I’m in the process of watching every Bond movie, from the first to the most recent. I will be giving my thoughts on each film as I go along. Not many people have seen every Bond film, and so I feel that this should be an interesting journey. The franchise has been around for over 50 years for a reason. Let’s get started!
When I share my thoughts on Bond films, I typically discuss the movie as a whole, specifically focusing on the changes and growth from one film to another. But the Spy Who Loved Me leaves me no choice but to approach this post differently than the others. If Eon can throw a bunch of stuff onto the screen without worrying whether or not it works, so can I. Let’s break this s*** down.
Here’s the good news.
The opening cliff jump had me in awe. That long shot of Bond falling is one of the best stunts in the series to date.
The first shark scene was intense, made even more intriguing by the soothing music and the lovely set pieces.
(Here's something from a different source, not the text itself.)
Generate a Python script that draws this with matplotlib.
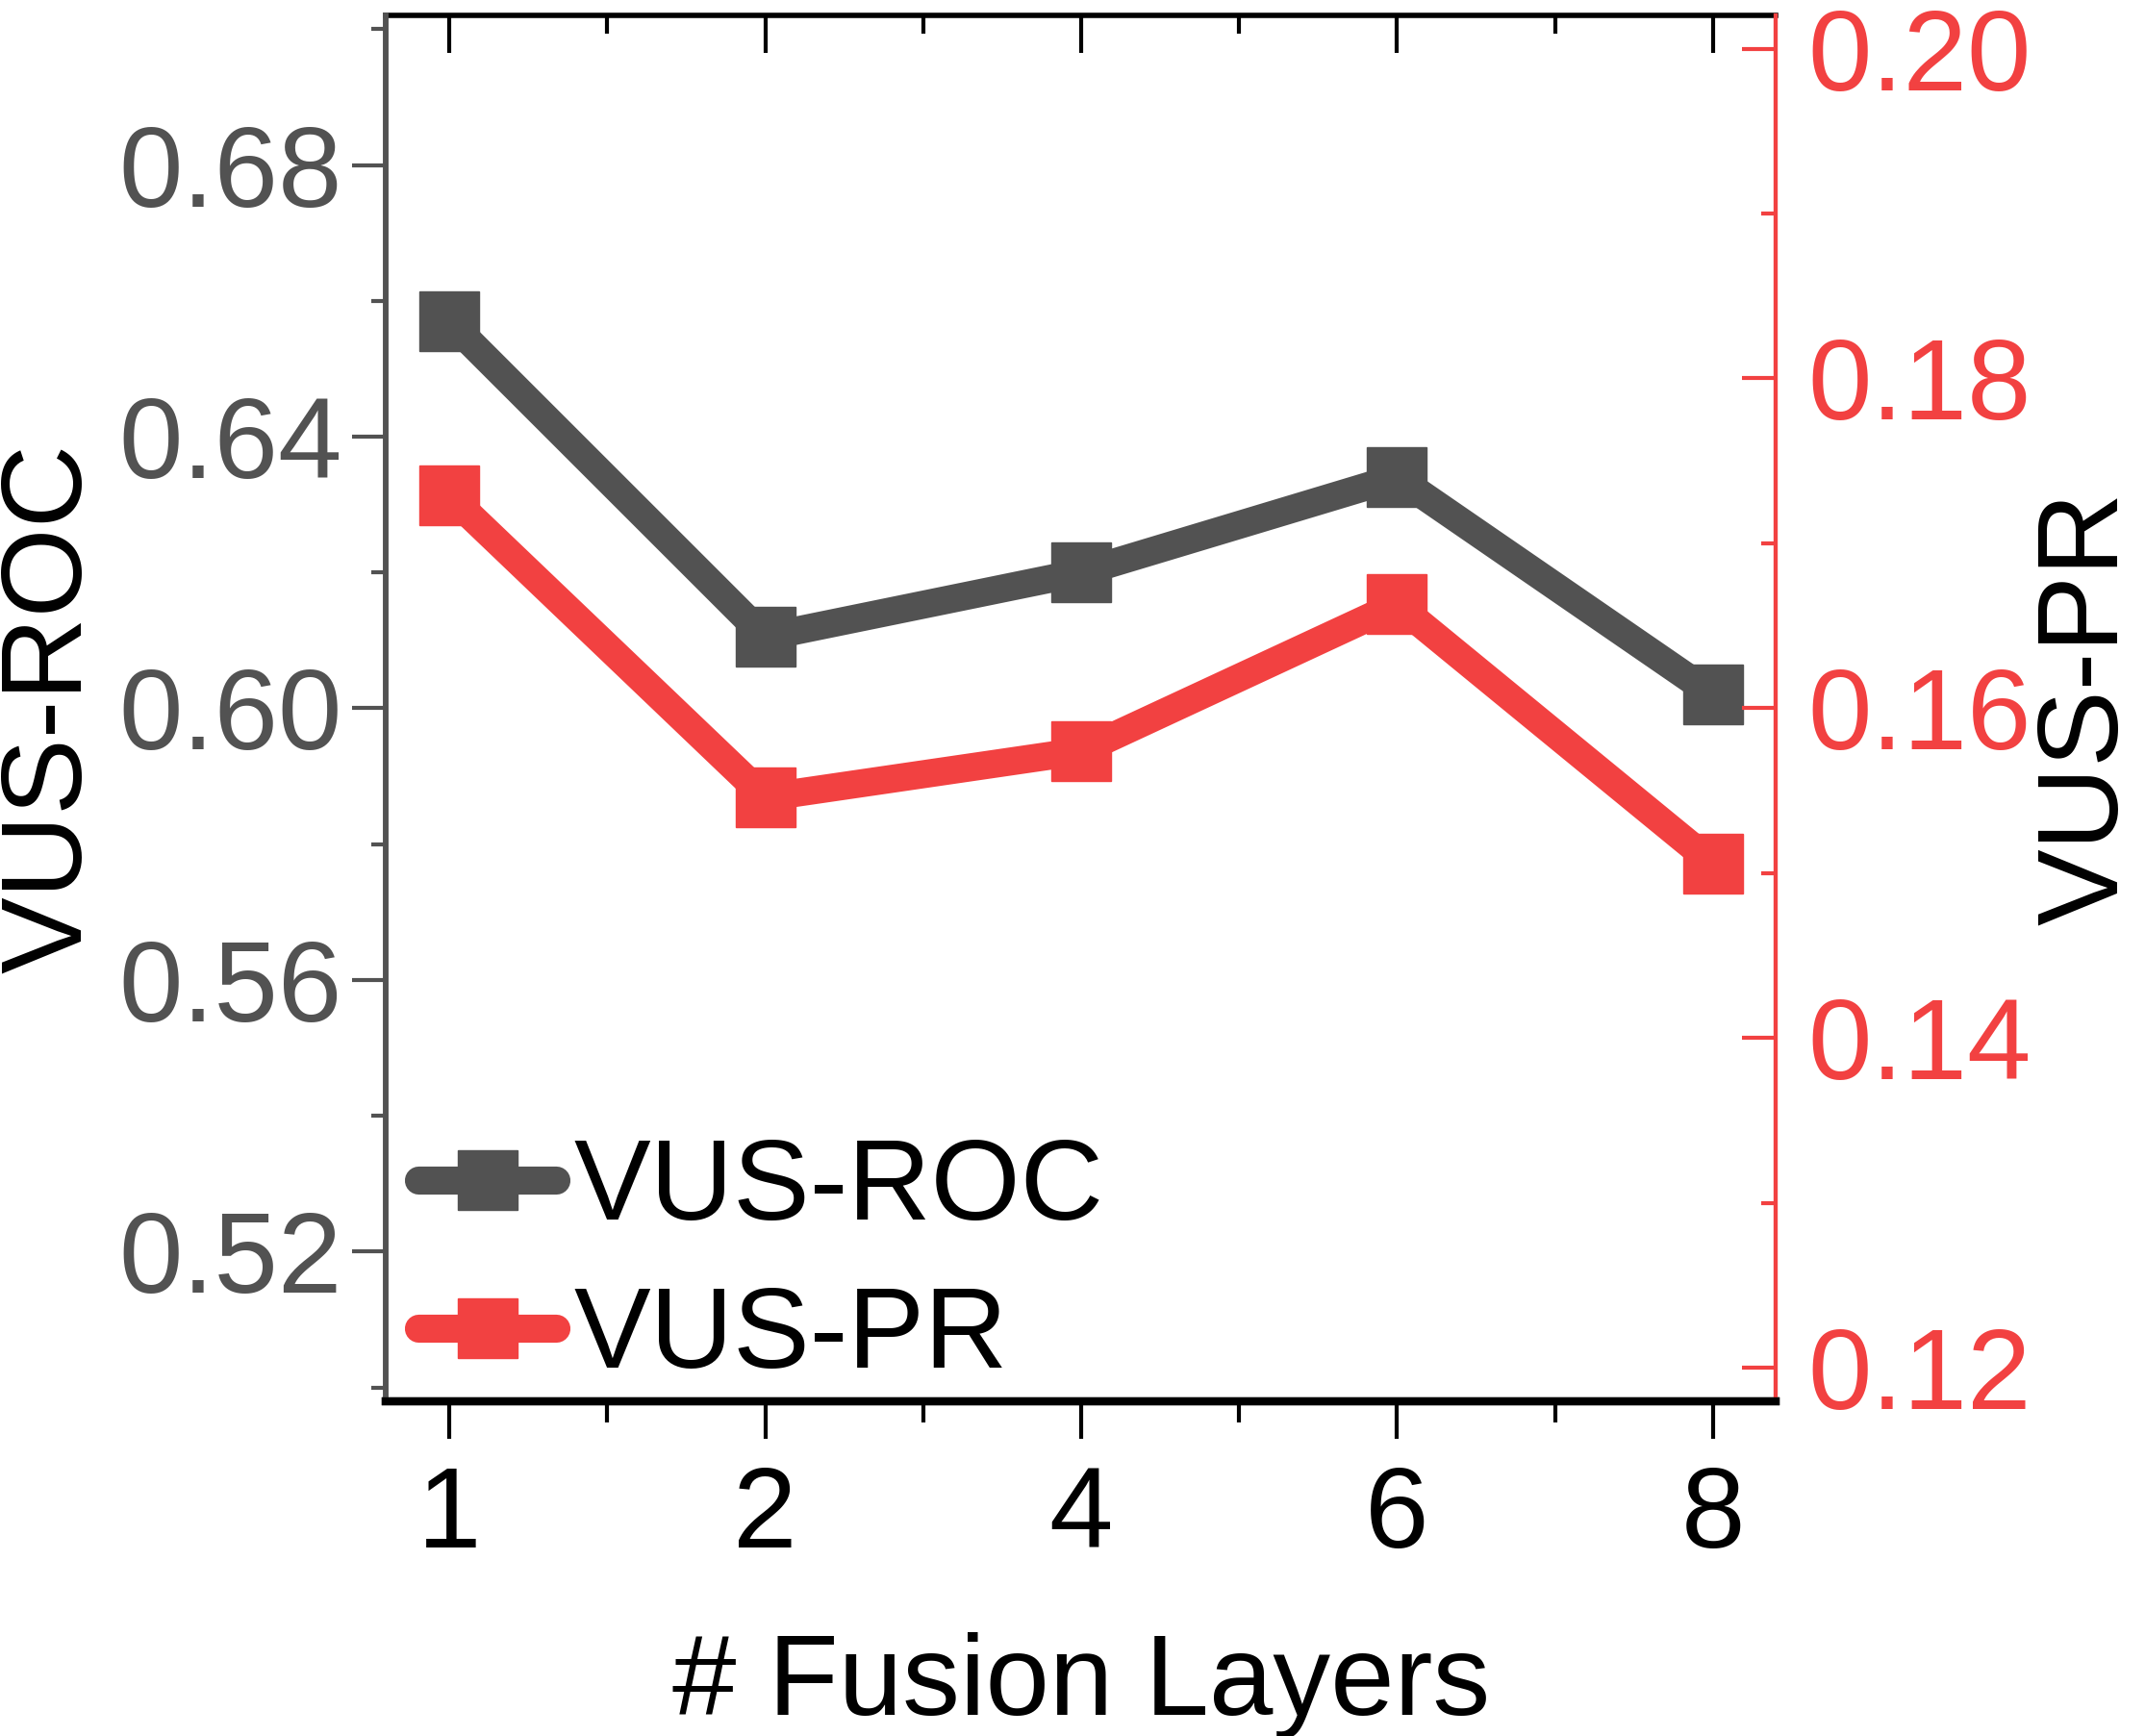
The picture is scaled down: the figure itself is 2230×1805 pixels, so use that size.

It is good to see that Bond still practices chivalry, as he uses a woman as a bullet shield on one particular occasion.
As is almost always the case with Bond, the car was tricked-out and a joy to witness.
The sailor escape scene was grand, bringing to mind the Fort Knox scene in Goldfinger.
And I must mention that the hookah gun is hilarious.
That is where the praise ends. The Spy Who Loved Me was a poorly written, poorly directed disaster.
The Spy Who Loved Me offers a drastic departure from the tightly-filmed fight scenes in the Man with the Golden Gun. The fight sequences in this film are ineffective, as they are noticeably choreographed. Each actor engaged in a “fight” hesitates and allows the other to gain ground for the sake of the “fight”. As a result of the poorly-directed fight scenes, there was no intrigue or drama involved in any close-quarters combat.
The henchman, Jaws, is horrible. He literally appears to be mentally impaired. Despite his big stature, Jaws comes across as oafish, popping up in closets and rounding corners impossibly. His dumb stare in the closet legitimately angered me. For being such an iconic villain, I was surprised that Jaws was so underwhelming.
The writing in this film was sloppy. Here are a couple of instances in which the writing was nonsensical:
Bond says, “I’m looking for Mr. Kalba.”
The employee responds,”He’s the owner of the club. He’s right over there.”
That’s like me asking where my father is and having somebody respond, “He’s your father. He’s right over there.” If I asked for the whereabouts of a particular individual, it is assumed that I am familiar with the individual.
Another example: A chick says that she is cold. When Bond asks if there is anything he could do, she says no. She proceeds to say that she took a survival course in Siberia. They then proceed to make out. What? Bond was just rejected, and quite harshly at that. What kind of convoluted switch was switched in the girl’s head that told her to allow Roger Moore to perform the Dementor Kiss of Death on her? (Seriously, Roger Moore kisses women like he wants to devour them).
On the topic of the Bond girl, she was not good. Her inclusion in the film was to add nothing but cleavage. This is indisputable, as she was simply not good at the role.
But nay, I am not finished yet. I must remark that the disco Bond music was out of place. I understand that Bond films attempt to mold to contemporary trends, but disco music? The disco Bond music dated the film and added nothing positive to the final product.
Another thing that bewildered me is the fact that Bond uses his turn signals underwater while fighting off bad guys. This wasn’t done for humor. No, this is a thing that Bond apparently did for himself, or perhaps as a caution to the other drivers cruising along the oceanic highway.
But nay, I am still not finished. Bond villains are not known for having the most practical schemes, but this villain’s motivation is perhaps more ridiculous than that of any other Bond villain thus far. Stromberg wants to build Atlantis. Yes, that is his evil scheme. To build Atlantis.
I must mention that Bond plays Operation with a nuclear missile, buzzing noises and all. At this point, the film had lost me. The last half hour was a painful, dragging, slow segment where nothing happens. Nothing.
Over all, the Spy Who Loved Me felt forced. The fights were forced, the shots were forced, the plot was forced, the music was forced, most everything was forced. Thus far, this movie is Roger Moore’s worst Bond installment. I pray that Moonraker throws Moore and the entire crew back on track.